What makes Fogo feel interesting to me is not that it claims to fix everything, but that it seems to take execution risk seriously as a first-class design problem. Instead of treating speed as a marketing line, it treats delay as something that quietly reshapes outcomes in markets, often in unfair ways that users do not fully see until they lose money because of it. By trying to price the cost of distance, timing, and hardware limits directly into the system’s design, it is at least asking a more honest question about what it means to build onchain systems for real trading behavior rather than idealized user flows. That does not make it perfect, and it does not mean it will succeed in practice, but it does make the attempt feel grounded in the lived experience of people who have watched trades slip, liquidations cascade, and interfaces lag behind reality.

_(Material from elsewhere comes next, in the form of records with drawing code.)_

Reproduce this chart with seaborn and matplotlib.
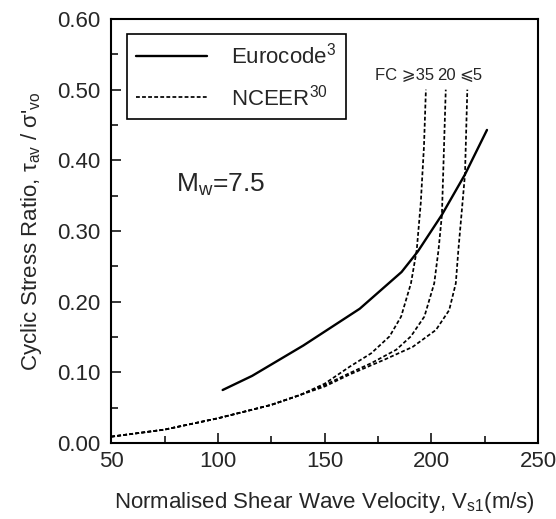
import numpy as np
import pandas as pd
import matplotlib
matplotlib.use("Agg")
import matplotlib.pyplot as plt
import seaborn as sns

# Eurocode curve
euro_vs = [102.2, 116.0, 140.0, 166.4, 186.0, 193.6, 204.9, 215.7, 226.0]
euro_crr = [0.075, 0.095, 0.138, 0.190, 0.242, 0.271, 0.323, 0.380, 0.443]

# NCEER curves, shared lower part then splitting by fines content
nceer_low_vs = [50, 75, 100, 125, 138.5]
nceer_low_crr = [0.009, 0.019, 0.035, 0.054, 0.068]

fc35_vs = [150, 161.7, 171.8, 180.4, 185.8, 190.4, 193.1, 195.0, 196.5, 197.4]
fc35_crr = [0.084, 0.108, 0.127, 0.151, 0.179, 0.226, 0.273, 0.340, 0.420, 0.500]

fc20_vs = [150, 161.7, 171.8, 183.5, 190.4, 196.7, 201.3, 203.3, 204.9, 206.7]
fc20_crr = [0.082, 0.099, 0.113, 0.132, 0.151, 0.179, 0.226, 0.273, 0.323, 0.500]

fc5_vs = [150, 161.7, 178.0, 191.2, 202.1, 208.3, 211.4, 212.6, 215.7, 216.8]
fc5_crr = [0.080, 0.097, 0.118, 0.136, 0.160, 0.188, 0.226, 0.273, 0.380, 0.500]

fc_labels = ["FC \u2a7e35", "20", "\u2a7d5"]

sns.set_style("white")
plt.rcParams["font.family"] = ["Liberation Sans", "DejaVu Sans"]
plt.rcParams["mathtext.default"] = "regular"

fig = plt.figure(figsize=(5.56, 5.19), dpi=100)
ax = fig.add_axes([0.2, 0.1464, 0.768, 0.817])

df_euro = pd.DataFrame({"vs": euro_vs, "crr": euro_crr})
sns.lineplot(data=df_euro, x="vs", y="crr", ax=ax, color="black", lw=1.7,
             sort=False, estimator=None)

dash = (0, (2.2, 1.3))
for vs, crr in [(fc35_vs, fc35_crr), (fc20_vs, fc20_crr), (fc5_vs, fc5_crr)]:
    df = pd.DataFrame({"vs": nceer_low_vs + vs, "crr": nceer_low_crr + crr})
    sns.lineplot(data=df, x="vs", y="crr", ax=ax, color="black", lw=1.25,
                 linestyle=dash, sort=False, estimator=None)

ax.set_xlim(50, 250)
ax.set_ylim(0, 0.6)
ax.set_xticks([50, 100, 150, 200, 250])
ax.set_xticks([75, 125, 175, 225], minor=True)
ax.set_yticks(np.round(np.arange(0, 0.61, 0.1), 2))
ax.set_yticks([0.05, 0.15, 0.25, 0.35, 0.45, 0.55], minor=True)
ax.set_yticklabels([f"{v:.2f}" for v in ax.get_yticks()])
ax.tick_params(which="major", direction="in", length=7, width=1.3, labelsize=16,
               top=False, right=False, bottom=True, left=True)
ax.tick_params(axis="y", which="major", pad=8)
ax.tick_params(axis="x", which="major", pad=6)
ax.tick_params(which="minor", direction="in", length=5, width=1.3,
               top=False, right=False, bottom=True, left=True)
for s in ax.spines.values():
    s.set_linewidth(1.5)
    s.set_color("black")

ax.set_xlabel("Normalised Shear Wave Velocity, V$_{s1}$(m/s)", fontsize=16, labelpad=13)
ax.set_ylabel("Cyclic Stress Ratio, \u03c4$_{av}$ / \u03c3'$_{vo}$", fontsize=16, labelpad=9)

ax.text(80.5, 0.365, "M$_{w}$=7.5", fontsize=19, va="center", ha="left")
ax.text(173.4, 0.52, fc_labels[0], fontsize=12, va="center", ha="left")
ax.text(207.0, 0.52, fc_labels[1], fontsize=12, va="center", ha="center")
ax.text(218.3, 0.52, fc_labels[2], fontsize=12, va="center", ha="center")

handles = [plt.Line2D([], [], color="black", lw=1.7),
           plt.Line2D([], [], color="black", lw=1.25, linestyle=dash)]
leg = ax.legend(handles, ["Eurocode$^{3}$", "NCEER$^{30}$"], loc="upper left",
                bbox_to_anchor=(0.037, 0.965), borderaxespad=0, fontsize=16,
                handlelength=3.2, handletextpad=1.1, labelspacing=0.7,
                borderpad=0.4, fancybox=False, framealpha=1)
leg.get_frame().set_edgecolor("black")
leg.get_frame().set_linewidth(1.2)

fig.savefig("out.png", dpi=100)
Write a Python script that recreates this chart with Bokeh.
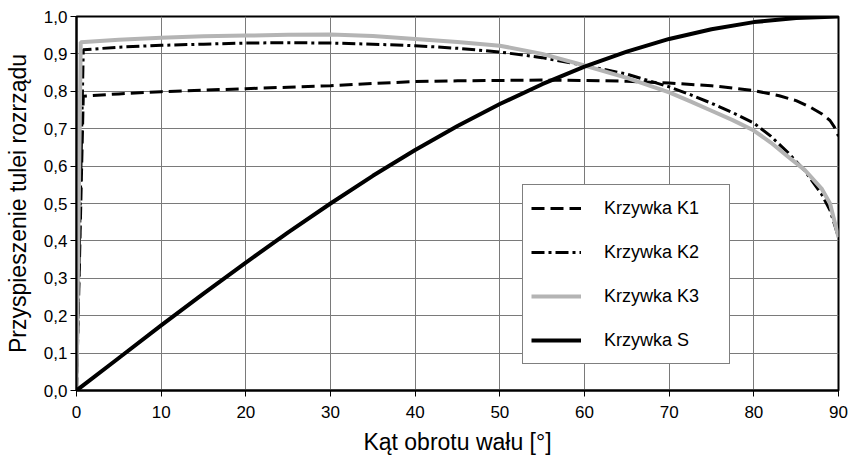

I do not come away from looking at Fogo with certainty or confidence in outcomes. I’ve seen too many thoughtful designs run into unexpected human and technical limits once real money starts flowing through them. But I do come away with a cautious curiosity, because the problem it is pointing at is not imaginary. Markets really do move faster than most blockchains are comfortable admitting. If a system is meant to host serious trading, then how it handles delay is not a detail, it is part of the core of its safety. I’m not convinced any single design can fully solve that tension, but I’m interested in projects that at least stare at it honestly instead of looking away.